Creating an estate plan is important if you are a Massachusetts adult, because if you do not have one, the state decides how your assets are distributed. With an estate plan, you can feel more confident that your wishes will be carried out.
Planning for incapacity
There are basically two separate elements to estate planning. One is about making plans in case you are incapacitated, and the other is about what happens to your assets after your death. For the former, you may want a power of attorney that gives someone the ability to make financial decisions for you if you cannot. You may also want to appoint someone to make health care decisions on your behalf. This document is sometimes called a health care power of attorney or a health care proxy. You may also want to create a living will that specifies your wishes for end-of-life care.
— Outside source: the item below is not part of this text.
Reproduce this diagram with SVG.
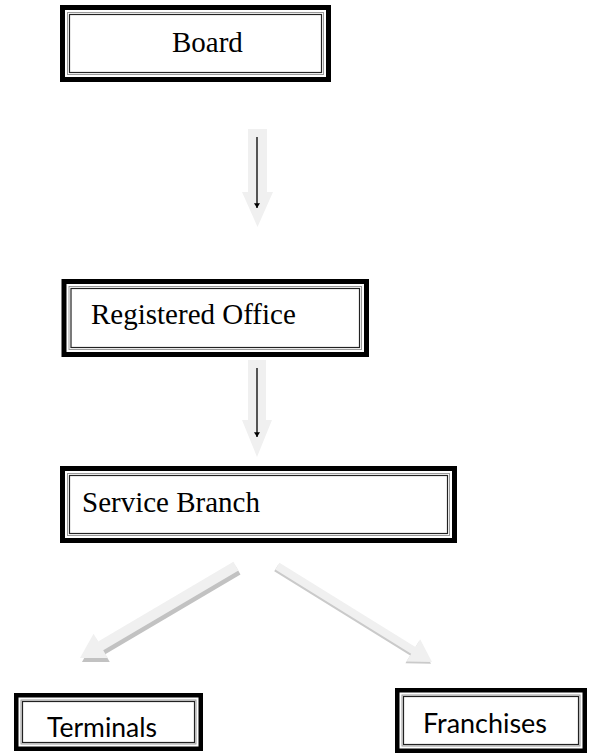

Wills, trusts and other documents
A will is the document many people think of first when they consider making an estate plan. A will can appoint someone as the guardian of your minor children, name an executor and specify how you want your assets distributed. A will is a public document that must pass through probate, so some people prefer to use a trust instead, which can pass assets directly to beneficiaries. Trusts can be used in many other ways as well, including protecting assets from creditors, donating to charity and reducing tax burdens. Another common document is a beneficiary designation, often used with retirement accounts and life insurance policies.
Estate planning can be simple or complex depending on your own situation. Even if you do not have children or many assets, you probably have items you would like to pass on to certain people, and an estate plan can help you do that.